The use of stable isotope internal standards greatly enhances the quantitative performance and robustness of the method. Using this simple dilute and shoot procedure, over 100 samples per day can be tested for the presence of MEL and CYA using tandem quad detection. The method proved to be suitable for the analysis of over 95% of the infant formulas, nutritional products, and protein powders tested. In other cases, or for complex matrices where co-extracting interferences are present, an additional solid-phase extraction (SPE) step, involving either cation or anion exchange SPE, should be employed.

A rapid and robust method for the simultaneous determination of melamine and cyanuric acid in liquid and powder infant formula and adult nutritional products has been developed and validated according 40 CFR Part 136. Detection and quantitation limits were 0.013 µg/g and 0.039 µg/g for melamine, and were 0.035 µg/g and 0.105 µg/g for cyanuric acid in finished products. Average recovery and precision of overspikes (n=48, eight days, two instruments) was 100.9%, with 6.8% RSD for melamine (0.083 µg/g), and 99.1%, with 10.4% RSD for cyanuric acid 0.568 µg/g).

Following a simple dilution, the ACQUITY UPLC System combined with the TQ Detector provided a rapid (less than 6 minute) analysis for both melamine and cyanuric acid. The combination of UPLC^® with tandem MS detection provides both excellent sensitivity and a throughput greater than 100 samples per day. The addition of stable isotope internal standards provides good linearity and quantitation across a wide concentration range and a variety of product types, resulting in confident identification and quantitation of melamine and cyanuric acid.
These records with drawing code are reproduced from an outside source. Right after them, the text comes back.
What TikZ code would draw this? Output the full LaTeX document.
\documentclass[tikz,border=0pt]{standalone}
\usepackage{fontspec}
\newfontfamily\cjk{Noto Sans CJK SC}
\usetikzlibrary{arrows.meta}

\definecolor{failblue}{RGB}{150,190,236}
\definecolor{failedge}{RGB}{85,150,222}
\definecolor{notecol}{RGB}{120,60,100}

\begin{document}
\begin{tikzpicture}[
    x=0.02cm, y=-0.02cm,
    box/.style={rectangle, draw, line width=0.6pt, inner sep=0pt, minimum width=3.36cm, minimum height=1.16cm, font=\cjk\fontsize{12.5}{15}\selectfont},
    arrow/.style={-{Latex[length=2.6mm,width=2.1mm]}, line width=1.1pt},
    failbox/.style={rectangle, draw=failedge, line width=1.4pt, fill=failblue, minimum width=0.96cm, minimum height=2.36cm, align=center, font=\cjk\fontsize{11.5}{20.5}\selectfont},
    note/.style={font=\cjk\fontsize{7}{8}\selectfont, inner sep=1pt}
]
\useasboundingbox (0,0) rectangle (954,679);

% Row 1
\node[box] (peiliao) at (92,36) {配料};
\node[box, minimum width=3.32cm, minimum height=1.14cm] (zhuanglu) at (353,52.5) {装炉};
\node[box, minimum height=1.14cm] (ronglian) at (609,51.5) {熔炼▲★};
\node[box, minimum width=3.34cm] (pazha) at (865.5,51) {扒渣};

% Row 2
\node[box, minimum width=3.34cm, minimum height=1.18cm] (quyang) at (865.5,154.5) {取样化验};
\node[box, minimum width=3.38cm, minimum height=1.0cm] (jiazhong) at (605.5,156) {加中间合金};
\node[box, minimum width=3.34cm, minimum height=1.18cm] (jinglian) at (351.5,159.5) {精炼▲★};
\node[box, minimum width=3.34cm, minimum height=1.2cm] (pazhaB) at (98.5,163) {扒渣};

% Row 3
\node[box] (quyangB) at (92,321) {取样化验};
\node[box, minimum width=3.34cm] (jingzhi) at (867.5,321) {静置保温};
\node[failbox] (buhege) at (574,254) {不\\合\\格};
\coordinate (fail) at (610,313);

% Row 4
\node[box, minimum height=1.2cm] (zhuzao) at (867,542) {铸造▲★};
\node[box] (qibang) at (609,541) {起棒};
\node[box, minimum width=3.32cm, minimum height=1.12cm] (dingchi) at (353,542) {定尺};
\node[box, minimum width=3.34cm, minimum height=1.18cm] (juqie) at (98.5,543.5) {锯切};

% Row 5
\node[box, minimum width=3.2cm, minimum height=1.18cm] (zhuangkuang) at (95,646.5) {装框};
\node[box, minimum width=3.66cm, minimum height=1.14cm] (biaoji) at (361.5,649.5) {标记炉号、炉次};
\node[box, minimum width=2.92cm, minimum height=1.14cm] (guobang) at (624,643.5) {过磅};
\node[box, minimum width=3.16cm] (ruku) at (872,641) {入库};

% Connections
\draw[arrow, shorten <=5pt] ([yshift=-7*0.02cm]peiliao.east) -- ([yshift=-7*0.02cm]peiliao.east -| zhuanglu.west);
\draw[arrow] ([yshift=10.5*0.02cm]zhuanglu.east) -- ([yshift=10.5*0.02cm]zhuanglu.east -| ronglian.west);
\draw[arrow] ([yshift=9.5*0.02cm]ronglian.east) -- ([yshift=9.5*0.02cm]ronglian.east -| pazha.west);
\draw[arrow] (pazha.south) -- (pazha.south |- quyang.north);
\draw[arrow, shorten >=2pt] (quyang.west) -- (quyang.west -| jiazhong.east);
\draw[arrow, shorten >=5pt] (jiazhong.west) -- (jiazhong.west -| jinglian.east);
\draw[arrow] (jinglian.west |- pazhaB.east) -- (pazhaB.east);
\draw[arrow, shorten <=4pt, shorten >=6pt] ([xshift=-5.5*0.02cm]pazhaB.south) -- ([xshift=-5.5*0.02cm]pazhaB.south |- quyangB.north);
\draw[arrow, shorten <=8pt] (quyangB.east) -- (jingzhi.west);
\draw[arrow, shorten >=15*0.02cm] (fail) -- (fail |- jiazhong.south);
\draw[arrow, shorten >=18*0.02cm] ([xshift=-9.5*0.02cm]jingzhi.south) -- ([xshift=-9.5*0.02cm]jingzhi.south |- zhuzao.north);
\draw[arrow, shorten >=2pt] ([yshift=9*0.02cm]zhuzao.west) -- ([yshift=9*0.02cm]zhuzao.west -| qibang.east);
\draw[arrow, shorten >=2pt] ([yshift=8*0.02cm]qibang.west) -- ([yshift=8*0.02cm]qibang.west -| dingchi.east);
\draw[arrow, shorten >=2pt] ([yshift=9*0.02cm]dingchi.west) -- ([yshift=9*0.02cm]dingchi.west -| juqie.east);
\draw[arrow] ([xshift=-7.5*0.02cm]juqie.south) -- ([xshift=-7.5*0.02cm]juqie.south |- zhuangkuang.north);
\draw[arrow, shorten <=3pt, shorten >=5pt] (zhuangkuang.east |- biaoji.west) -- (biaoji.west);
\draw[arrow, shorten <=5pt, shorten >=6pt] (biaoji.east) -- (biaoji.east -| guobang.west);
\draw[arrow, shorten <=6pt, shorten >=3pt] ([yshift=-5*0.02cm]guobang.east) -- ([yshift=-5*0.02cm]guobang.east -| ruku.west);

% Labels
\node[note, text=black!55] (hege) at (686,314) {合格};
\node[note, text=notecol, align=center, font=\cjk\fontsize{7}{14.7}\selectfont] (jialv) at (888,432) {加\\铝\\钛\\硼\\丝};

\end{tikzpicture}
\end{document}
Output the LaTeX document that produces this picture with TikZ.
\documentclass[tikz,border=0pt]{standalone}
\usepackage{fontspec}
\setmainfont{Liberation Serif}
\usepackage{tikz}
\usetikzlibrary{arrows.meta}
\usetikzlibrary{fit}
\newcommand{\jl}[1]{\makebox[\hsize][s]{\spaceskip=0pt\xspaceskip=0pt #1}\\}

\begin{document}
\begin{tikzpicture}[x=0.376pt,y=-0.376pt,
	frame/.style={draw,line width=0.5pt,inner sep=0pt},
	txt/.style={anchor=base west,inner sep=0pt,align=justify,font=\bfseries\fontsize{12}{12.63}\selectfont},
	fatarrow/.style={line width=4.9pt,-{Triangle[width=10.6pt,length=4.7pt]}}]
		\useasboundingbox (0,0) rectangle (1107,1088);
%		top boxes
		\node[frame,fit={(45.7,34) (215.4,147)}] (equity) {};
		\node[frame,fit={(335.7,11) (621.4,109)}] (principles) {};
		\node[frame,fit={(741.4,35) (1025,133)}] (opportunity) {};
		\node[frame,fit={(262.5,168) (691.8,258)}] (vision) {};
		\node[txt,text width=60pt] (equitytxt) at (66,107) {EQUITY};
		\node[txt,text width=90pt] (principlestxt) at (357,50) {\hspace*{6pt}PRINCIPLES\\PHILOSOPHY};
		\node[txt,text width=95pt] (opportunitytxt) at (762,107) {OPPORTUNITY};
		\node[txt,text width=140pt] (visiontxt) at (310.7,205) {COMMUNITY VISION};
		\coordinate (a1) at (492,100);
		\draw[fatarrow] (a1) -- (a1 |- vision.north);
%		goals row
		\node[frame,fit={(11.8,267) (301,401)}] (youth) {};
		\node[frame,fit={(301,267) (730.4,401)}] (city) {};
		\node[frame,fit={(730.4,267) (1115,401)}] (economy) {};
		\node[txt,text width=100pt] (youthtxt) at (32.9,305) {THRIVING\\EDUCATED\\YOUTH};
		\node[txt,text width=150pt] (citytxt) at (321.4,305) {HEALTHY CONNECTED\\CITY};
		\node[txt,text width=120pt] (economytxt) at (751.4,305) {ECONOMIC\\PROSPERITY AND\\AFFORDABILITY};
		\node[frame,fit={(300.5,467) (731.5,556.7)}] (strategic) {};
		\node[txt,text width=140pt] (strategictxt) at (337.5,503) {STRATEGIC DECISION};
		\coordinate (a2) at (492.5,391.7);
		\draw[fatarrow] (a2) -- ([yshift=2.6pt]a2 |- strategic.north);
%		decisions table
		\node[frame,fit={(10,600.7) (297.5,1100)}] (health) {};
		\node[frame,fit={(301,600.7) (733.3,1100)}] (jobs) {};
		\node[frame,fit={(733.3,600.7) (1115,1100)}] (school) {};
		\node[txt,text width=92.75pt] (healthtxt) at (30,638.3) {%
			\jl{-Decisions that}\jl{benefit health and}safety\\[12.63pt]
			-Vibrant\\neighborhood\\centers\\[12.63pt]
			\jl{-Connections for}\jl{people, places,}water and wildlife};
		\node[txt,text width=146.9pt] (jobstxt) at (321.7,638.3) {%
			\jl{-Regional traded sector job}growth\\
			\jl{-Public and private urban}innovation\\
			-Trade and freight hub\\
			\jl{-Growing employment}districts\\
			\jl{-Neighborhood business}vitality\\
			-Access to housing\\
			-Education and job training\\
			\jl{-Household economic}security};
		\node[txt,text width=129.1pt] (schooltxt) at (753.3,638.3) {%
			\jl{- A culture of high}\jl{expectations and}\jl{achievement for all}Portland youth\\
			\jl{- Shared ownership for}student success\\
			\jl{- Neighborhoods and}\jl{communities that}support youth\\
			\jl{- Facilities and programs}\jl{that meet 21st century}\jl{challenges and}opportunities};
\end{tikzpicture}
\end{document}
The method described provides the ability to rapidly screen protein ingredients, milk supplies, and nutritional products, including infant formula, to enable both producers and regulatory bodies to assure the safety and integrity of the products.

Addendum

While this application was developed on Waters instrumentation, it was not developed by Waters scientists. Rather, it was developed by scientists at a major infant formula manufacturer and is currently being employed by them to ensure the safety of their products, surpassing the regulatory requirements with the highest throughput achievable. The method has application for the detection of melamine and its analogue cyanuric acid in infant formula and the ingredients used during its production.
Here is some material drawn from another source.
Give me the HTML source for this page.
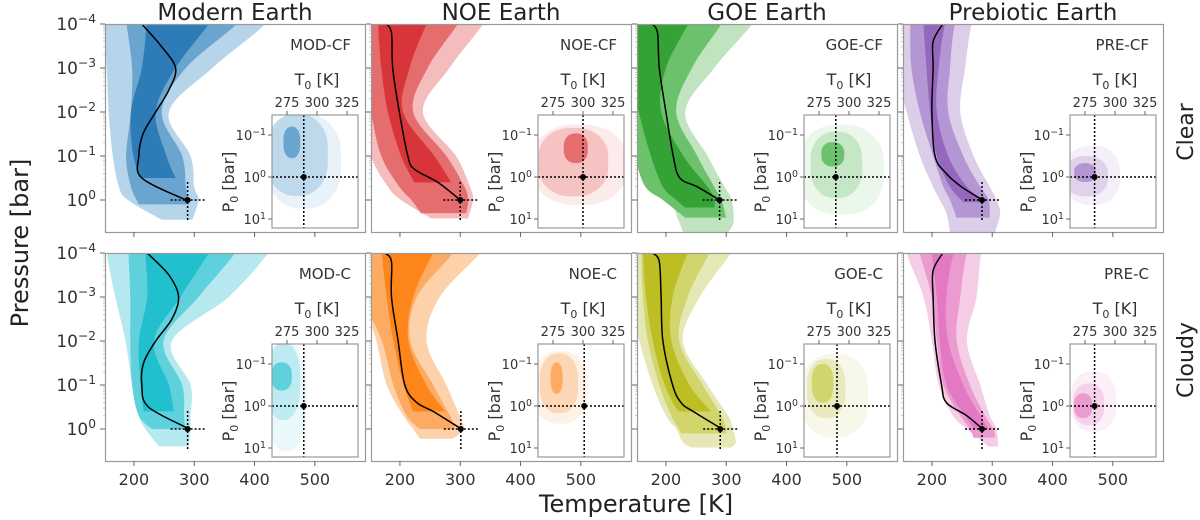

We at Waters believe that this is an important body of work of particular relevance to manufacturers involved in the production of infant formula and to regulators alike. We are grateful to our customer for agreeing to allow us to share the details of the method.

We realize that the demands and requirements for detecting melamine and its analogues continue to develop rapidly, and there exists the need for methods with the ability to detect these substances in an ever-increasing range of matrices of varying complexity. This is particularly true in light of the recent USDA notification informing of their intent to collect at the retail level and analyze a range of meat and poultry products containing milk-derived ingredients. Waters scientists continue to address this through development of procedures employing specific solid phase extraction for those matrices of challenging complexity. Details of these existing, alternative extraction procedures can be found on the Waters website, as can details of new methods as they become available.
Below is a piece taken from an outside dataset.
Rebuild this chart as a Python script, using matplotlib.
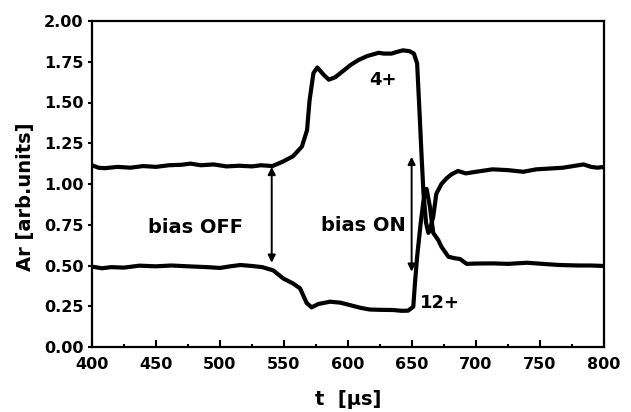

1. S Ehling, S Tefera, I P Ho. Food Additive and Contaminants. Dec 2007; 24(12): 1319–1325.
2. M Benvenuti, A O’Connor. Melamine, Ammeline, and Cyanuric Acid Analysis by UPLC/MS/MS and UPLC/PDA. Waters Application Note. 720002300, 2007.
3. J Shia, D Diehl. Protecting the Food Supply: Rapid, Specific Analysis of Melamine and Cyanuric Acid in Infant Formula by LC/MS/MS, Waters Application Note. 720002865, 2008.